_Exercise description_.
Write out every entry, unchanged. Skip any picture.

_Entries_.

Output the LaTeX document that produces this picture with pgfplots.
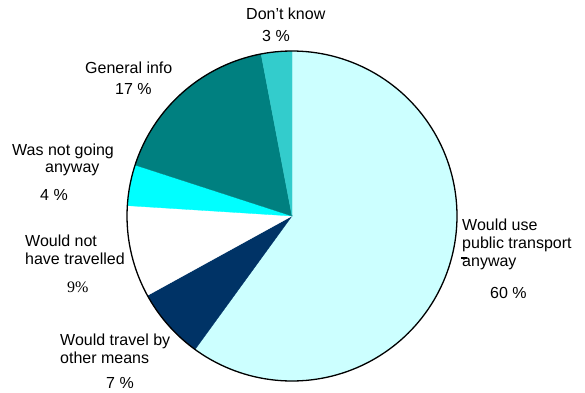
\documentclass[border=0pt]{standalone}
\usepackage{pgfplots}
\pgfplotsset{compat=1.18}
\usepackage{fontspec}
\setmainfont{Liberation Sans}
\newfontfamily\seriffont{Liberation Serif}
\definecolor{cPublic}{HTML}{CCFFFF}
\definecolor{cOther}{HTML}{003366}
\definecolor{cNot}{HTML}{FFFFFF}
\definecolor{cNotGoing}{HTML}{00FFFF}
\definecolor{cGeneral}{HTML}{008080}
\definecolor{cDont}{HTML}{33CCCC}
\tikzset{lbl/.style={font=\fontsize{16}{18}\selectfont, inner sep=0pt, anchor=base west}}
\begin{document}
\begin{tikzpicture}
% percentages (clockwise from top)
\def\pA{60}\def\pB{7}\def\pC{9}\def\pD{4}\def\pE{17}\def\pF{3}
\pgfmathsetmacro\aA{90}
\pgfmathsetmacro\aB{\aA-3.6*\pA}
\pgfmathsetmacro\aC{\aB-3.6*\pB}
\pgfmathsetmacro\aD{\aC-3.6*\pC}
\pgfmathsetmacro\aE{\aD-3.6*\pD}
\pgfmathsetmacro\aF{\aE-3.6*\pE}
\pgfmathsetmacro\aG{\aF-3.6*\pF}
\begin{axis}[
  scale only axis, width=585pt, height=392pt,
  xmin=0, xmax=585, ymin=0, ymax=392,
  axis lines=none, clip=false,
]
\path (axis cs:0,0) rectangle (axis cs:585,392);
\addplot[fill=cPublic, draw=cPublic, line width=0.3pt, domain=\aB:\aA, samples=120, variable=\t]
  ({292+165*cos(t)},{176+165*sin(t)}) -- (axis cs:292,176) -- cycle;
\addplot[fill=cOther, draw=cOther, line width=0.3pt, domain=\aC:\aB, samples=30, variable=\t]
  ({292+165*cos(t)},{176+165*sin(t)}) -- (axis cs:292,176) -- cycle;
\addplot[fill=cNot, draw=cNot, line width=0.3pt, domain=\aD:\aC, samples=30, variable=\t]
  ({292+165*cos(t)},{176+165*sin(t)}) -- (axis cs:292,176) -- cycle;
\addplot[fill=cNotGoing, draw=cNotGoing, line width=0.3pt, domain=\aE:\aD, samples=20, variable=\t]
  ({292+165*cos(t)},{176+165*sin(t)}) -- (axis cs:292,176) -- cycle;
\addplot[fill=cGeneral, draw=cGeneral, line width=0.3pt, domain=\aF:\aE, samples=50, variable=\t]
  ({292+165*cos(t)},{176+165*sin(t)}) -- (axis cs:292,176) -- cycle;
\addplot[fill=cDont, draw=cDont, line width=0.3pt, domain=\aG:\aF, samples=15, variable=\t]
  ({292+165*cos(t)},{176+165*sin(t)}) -- (axis cs:292,176) -- cycle;
% outline
\addplot[black, line width=1.3pt, domain=0:360, samples=200, variable=\t]
  ({292+165*cos(t)},{176+165*sin(t)});
% labels
\node[lbl] at (axis cs:246,372) {Don’t know};
\node[lbl] at (axis cs:262,351) {3 \%};
\node[lbl] at (axis cs:85,319) {General info};
\node[lbl] at (axis cs:115,298) {17 \%};
\node[lbl] at (axis cs:12,237) {Was not going};
\node[lbl] at (axis cs:45,220) {anyway};
\node[lbl] at (axis cs:40,192) {4 \%};
\node[lbl] at (axis cs:25,146) {Would not};
\node[lbl] at (axis cs:25,128) {have travelled};
\node[lbl, font=\seriffont\fontsize{16}{18}\selectfont] at (axis cs:67,100) {9\%};
\node[lbl] at (axis cs:60,47) {Would travel by};
\node[lbl] at (axis cs:60,29) {other means};
\node[lbl] at (axis cs:106,4) {7 \%};
\node[lbl] at (axis cs:462,162) {Would use};
\node[lbl] at (axis cs:462,144) {public transport};
\node[lbl] at (axis cs:462,126) {anyway};
\node[lbl] at (axis cs:490,94) {60 \%};
\draw[line width=2pt] (axis cs:461,134) -- (axis cs:467,134);
\end{axis}
\end{tikzpicture}
\end{document}
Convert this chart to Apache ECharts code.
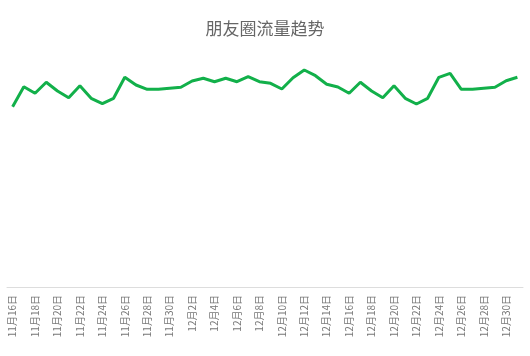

_Solution to this exercise_.
Output the LaTeX document that produces this picture with pgfplots.
\documentclass[border=0pt]{standalone}
\usepackage{pgfplots}
\pgfplotsset{compat=1.18}
\usepackage{fontspec}
\setmainfont{Liberation Sans}
\newfontfamily\seriffont{Liberation Serif}
\definecolor{cPublic}{HTML}{CCFFFF}
\definecolor{cOther}{HTML}{003366}
\definecolor{cNot}{HTML}{FFFFFF}
\definecolor{cNotGoing}{HTML}{00FFFF}
\definecolor{cGeneral}{HTML}{008080}
\definecolor{cDont}{HTML}{33CCCC}
\tikzset{lbl/.style={font=\fontsize{16}{18}\selectfont, inner sep=0pt, anchor=base west}}
\begin{document}
\begin{tikzpicture}
% percentages (clockwise from top)
\def\pA{60}\def\pB{7}\def\pC{9}\def\pD{4}\def\pE{17}\def\pF{3}
\pgfmathsetmacro\aA{90}
\pgfmathsetmacro\aB{\aA-3.6*\pA}
\pgfmathsetmacro\aC{\aB-3.6*\pB}
\pgfmathsetmacro\aD{\aC-3.6*\pC}
\pgfmathsetmacro\aE{\aD-3.6*\pD}
\pgfmathsetmacro\aF{\aE-3.6*\pE}
\pgfmathsetmacro\aG{\aF-3.6*\pF}
\begin{axis}[
  scale only axis, width=585pt, height=392pt,
  xmin=0, xmax=585, ymin=0, ymax=392,
  axis lines=none, clip=false,
]
\path (axis cs:0,0) rectangle (axis cs:585,392);
\addplot[fill=cPublic, draw=cPublic, line width=0.3pt, domain=\aB:\aA, samples=120, variable=\t]
  ({292+165*cos(t)},{176+165*sin(t)}) -- (axis cs:292,176) -- cycle;
\addplot[fill=cOther, draw=cOther, line width=0.3pt, domain=\aC:\aB, samples=30, variable=\t]
  ({292+165*cos(t)},{176+165*sin(t)}) -- (axis cs:292,176) -- cycle;
\addplot[fill=cNot, draw=cNot, line width=0.3pt, domain=\aD:\aC, samples=30, variable=\t]
  ({292+165*cos(t)},{176+165*sin(t)}) -- (axis cs:292,176) -- cycle;
\addplot[fill=cNotGoing, draw=cNotGoing, line width=0.3pt, domain=\aE:\aD, samples=20, variable=\t]
  ({292+165*cos(t)},{176+165*sin(t)}) -- (axis cs:292,176) -- cycle;
\addplot[fill=cGeneral, draw=cGeneral, line width=0.3pt, domain=\aF:\aE, samples=50, variable=\t]
  ({292+165*cos(t)},{176+165*sin(t)}) -- (axis cs:292,176) -- cycle;
\addplot[fill=cDont, draw=cDont, line width=0.3pt, domain=\aG:\aF, samples=15, variable=\t]
  ({292+165*cos(t)},{176+165*sin(t)}) -- (axis cs:292,176) -- cycle;
% outline
\addplot[black, line width=1.3pt, domain=0:360, samples=200, variable=\t]
  ({292+165*cos(t)},{176+165*sin(t)});
% labels
\node[lbl] at (axis cs:246,372) {Don’t know};
\node[lbl] at (axis cs:262,351) {3 \%};
\node[lbl] at (axis cs:85,319) {General info};
\node[lbl] at (axis cs:115,298) {17 \%};
\node[lbl] at (axis cs:12,237) {Was not going};
\node[lbl] at (axis cs:45,220) {anyway};
\node[lbl] at (axis cs:40,192) {4 \%};
\node[lbl] at (axis cs:25,146) {Would not};
\node[lbl] at (axis cs:25,128) {have travelled};
\node[lbl, font=\seriffont\fontsize{16}{18}\selectfont] at (axis cs:67,100) {9\%};
\node[lbl] at (axis cs:60,47) {Would travel by};
\node[lbl] at (axis cs:60,29) {other means};
\node[lbl] at (axis cs:106,4) {7 \%};
\node[lbl] at (axis cs:462,162) {Would use};
\node[lbl] at (axis cs:462,144) {public transport};
\node[lbl] at (axis cs:462,126) {anyway};
\node[lbl] at (axis cs:490,94) {60 \%};
\draw[line width=2pt] (axis cs:461,134) -- (axis cs:467,134);
\end{axis}
\end{tikzpicture}
\end{document}
Convert this chart to Apache ECharts code.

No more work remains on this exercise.